EXERCISE INSTRUCTIONS -> Starting at the first line of the data, please print exactly those lines through the one that holds "xfit = np.array([0, 120])", omitting every picture.

Rows from a dataset of charts and code
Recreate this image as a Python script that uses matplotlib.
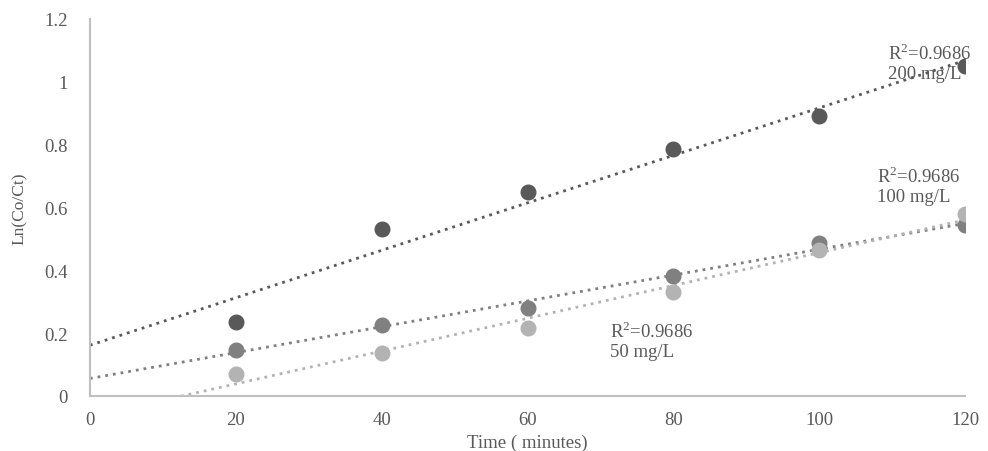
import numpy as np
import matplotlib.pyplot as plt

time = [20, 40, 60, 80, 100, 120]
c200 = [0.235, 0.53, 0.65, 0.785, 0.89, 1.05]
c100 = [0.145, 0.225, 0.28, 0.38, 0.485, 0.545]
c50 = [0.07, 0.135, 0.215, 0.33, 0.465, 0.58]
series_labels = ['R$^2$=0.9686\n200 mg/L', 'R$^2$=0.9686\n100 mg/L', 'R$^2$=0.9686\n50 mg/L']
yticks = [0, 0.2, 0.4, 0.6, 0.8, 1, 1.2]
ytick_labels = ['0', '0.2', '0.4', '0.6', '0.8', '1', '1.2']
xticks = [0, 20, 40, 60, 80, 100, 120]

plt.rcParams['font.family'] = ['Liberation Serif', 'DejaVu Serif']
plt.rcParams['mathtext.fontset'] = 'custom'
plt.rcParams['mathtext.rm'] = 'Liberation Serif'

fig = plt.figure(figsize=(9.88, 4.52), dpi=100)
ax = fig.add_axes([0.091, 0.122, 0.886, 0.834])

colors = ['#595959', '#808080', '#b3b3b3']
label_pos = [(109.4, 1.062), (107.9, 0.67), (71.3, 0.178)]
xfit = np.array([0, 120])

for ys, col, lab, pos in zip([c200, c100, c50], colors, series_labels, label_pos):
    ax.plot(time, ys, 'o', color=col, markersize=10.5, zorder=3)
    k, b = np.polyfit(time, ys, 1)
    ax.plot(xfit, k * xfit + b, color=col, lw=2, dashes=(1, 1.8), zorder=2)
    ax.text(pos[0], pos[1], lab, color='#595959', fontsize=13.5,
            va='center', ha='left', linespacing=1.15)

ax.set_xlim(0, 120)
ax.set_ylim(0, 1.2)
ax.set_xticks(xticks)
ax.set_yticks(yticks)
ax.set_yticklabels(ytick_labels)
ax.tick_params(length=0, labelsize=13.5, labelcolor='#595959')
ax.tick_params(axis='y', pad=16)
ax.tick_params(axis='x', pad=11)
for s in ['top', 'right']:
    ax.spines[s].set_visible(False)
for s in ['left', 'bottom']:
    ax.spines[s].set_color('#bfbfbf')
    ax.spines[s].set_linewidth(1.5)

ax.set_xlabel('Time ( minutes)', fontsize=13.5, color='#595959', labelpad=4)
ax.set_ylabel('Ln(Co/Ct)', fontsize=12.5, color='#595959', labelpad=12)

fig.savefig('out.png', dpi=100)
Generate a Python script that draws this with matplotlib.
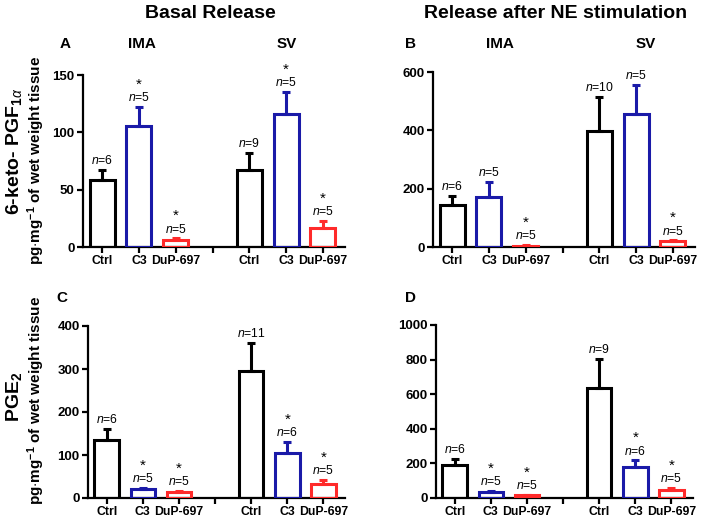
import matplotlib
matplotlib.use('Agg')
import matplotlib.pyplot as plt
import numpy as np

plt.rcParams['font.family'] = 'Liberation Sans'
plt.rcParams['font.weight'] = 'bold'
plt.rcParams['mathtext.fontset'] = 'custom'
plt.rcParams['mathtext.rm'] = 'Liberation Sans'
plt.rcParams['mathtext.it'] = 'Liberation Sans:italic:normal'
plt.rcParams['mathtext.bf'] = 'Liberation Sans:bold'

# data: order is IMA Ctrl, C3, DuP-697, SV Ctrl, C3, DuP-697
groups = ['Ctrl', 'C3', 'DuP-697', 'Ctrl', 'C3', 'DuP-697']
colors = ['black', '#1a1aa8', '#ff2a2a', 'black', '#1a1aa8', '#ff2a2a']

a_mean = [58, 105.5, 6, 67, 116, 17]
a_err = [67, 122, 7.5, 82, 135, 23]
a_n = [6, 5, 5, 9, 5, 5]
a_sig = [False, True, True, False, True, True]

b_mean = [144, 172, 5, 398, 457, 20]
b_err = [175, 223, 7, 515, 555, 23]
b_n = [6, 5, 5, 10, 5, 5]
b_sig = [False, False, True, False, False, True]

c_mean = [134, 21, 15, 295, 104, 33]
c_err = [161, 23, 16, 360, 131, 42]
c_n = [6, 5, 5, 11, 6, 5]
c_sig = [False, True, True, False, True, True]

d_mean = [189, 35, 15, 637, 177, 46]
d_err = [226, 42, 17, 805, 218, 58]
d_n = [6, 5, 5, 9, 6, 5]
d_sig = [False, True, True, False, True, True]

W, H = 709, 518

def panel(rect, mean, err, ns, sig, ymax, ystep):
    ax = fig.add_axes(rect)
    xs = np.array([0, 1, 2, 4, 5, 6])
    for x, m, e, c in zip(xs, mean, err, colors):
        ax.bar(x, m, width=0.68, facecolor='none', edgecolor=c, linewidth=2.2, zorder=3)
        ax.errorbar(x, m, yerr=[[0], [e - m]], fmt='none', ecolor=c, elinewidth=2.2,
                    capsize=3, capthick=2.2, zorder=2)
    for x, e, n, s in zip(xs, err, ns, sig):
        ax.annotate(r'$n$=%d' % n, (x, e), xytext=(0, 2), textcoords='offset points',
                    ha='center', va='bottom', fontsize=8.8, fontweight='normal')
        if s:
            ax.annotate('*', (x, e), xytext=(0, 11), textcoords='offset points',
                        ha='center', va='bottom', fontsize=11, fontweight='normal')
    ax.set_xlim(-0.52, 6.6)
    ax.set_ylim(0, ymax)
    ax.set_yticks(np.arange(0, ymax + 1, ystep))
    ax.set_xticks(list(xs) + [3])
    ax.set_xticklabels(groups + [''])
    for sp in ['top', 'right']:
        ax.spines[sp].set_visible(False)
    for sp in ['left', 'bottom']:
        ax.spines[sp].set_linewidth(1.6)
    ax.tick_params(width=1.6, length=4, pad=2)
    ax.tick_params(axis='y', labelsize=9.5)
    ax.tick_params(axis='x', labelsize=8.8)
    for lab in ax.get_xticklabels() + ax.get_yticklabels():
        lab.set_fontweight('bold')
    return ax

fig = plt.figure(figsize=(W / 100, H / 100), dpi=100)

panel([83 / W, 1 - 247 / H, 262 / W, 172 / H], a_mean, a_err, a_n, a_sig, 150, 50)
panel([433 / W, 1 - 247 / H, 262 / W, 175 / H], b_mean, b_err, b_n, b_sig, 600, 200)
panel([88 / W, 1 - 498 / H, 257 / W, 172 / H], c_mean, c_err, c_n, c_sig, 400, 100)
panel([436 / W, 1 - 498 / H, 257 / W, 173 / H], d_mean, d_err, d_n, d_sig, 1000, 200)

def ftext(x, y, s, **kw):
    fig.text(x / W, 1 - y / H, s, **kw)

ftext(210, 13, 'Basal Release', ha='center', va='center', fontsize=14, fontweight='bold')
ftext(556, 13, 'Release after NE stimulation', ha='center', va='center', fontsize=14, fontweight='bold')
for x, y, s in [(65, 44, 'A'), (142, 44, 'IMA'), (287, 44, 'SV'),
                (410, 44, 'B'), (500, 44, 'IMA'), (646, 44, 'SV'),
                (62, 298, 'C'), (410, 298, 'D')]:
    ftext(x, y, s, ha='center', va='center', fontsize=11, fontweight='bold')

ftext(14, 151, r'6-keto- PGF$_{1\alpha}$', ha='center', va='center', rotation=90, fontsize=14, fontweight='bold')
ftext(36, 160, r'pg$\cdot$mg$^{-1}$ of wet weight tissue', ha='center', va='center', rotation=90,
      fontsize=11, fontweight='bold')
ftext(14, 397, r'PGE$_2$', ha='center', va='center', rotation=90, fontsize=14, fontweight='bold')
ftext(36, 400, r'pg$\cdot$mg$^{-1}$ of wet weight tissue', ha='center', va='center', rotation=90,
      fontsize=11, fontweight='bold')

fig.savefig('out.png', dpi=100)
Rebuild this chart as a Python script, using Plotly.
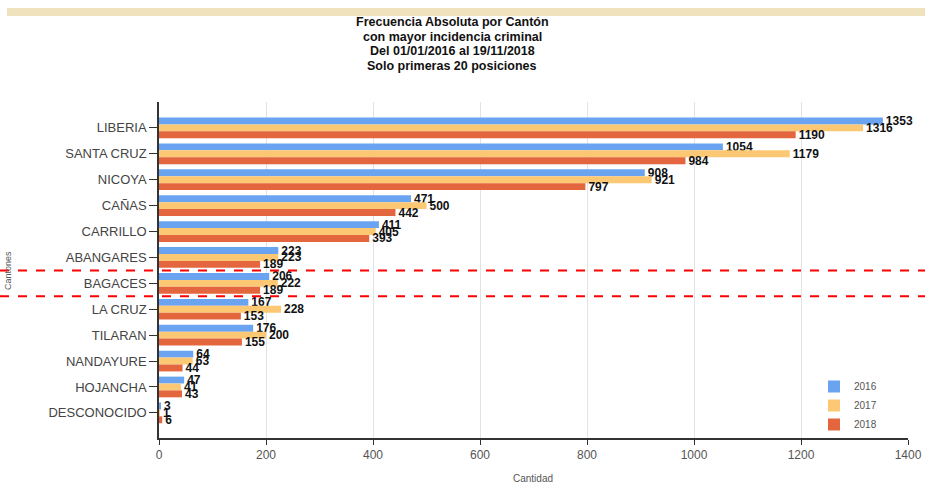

REPLY TO THE TASK ->
Recreate this image as a Python script that uses matplotlib.
import numpy as np
import matplotlib.pyplot as plt

time = [20, 40, 60, 80, 100, 120]
c200 = [0.235, 0.53, 0.65, 0.785, 0.89, 1.05]
c100 = [0.145, 0.225, 0.28, 0.38, 0.485, 0.545]
c50 = [0.07, 0.135, 0.215, 0.33, 0.465, 0.58]
series_labels = ['R$^2$=0.9686\n200 mg/L', 'R$^2$=0.9686\n100 mg/L', 'R$^2$=0.9686\n50 mg/L']
yticks = [0, 0.2, 0.4, 0.6, 0.8, 1, 1.2]
ytick_labels = ['0', '0.2', '0.4', '0.6', '0.8', '1', '1.2']
xticks = [0, 20, 40, 60, 80, 100, 120]

plt.rcParams['font.family'] = ['Liberation Serif', 'DejaVu Serif']
plt.rcParams['mathtext.fontset'] = 'custom'
plt.rcParams['mathtext.rm'] = 'Liberation Serif'

fig = plt.figure(figsize=(9.88, 4.52), dpi=100)
ax = fig.add_axes([0.091, 0.122, 0.886, 0.834])

colors = ['#595959', '#808080', '#b3b3b3']
label_pos = [(109.4, 1.062), (107.9, 0.67), (71.3, 0.178)]
xfit = np.array([0, 120])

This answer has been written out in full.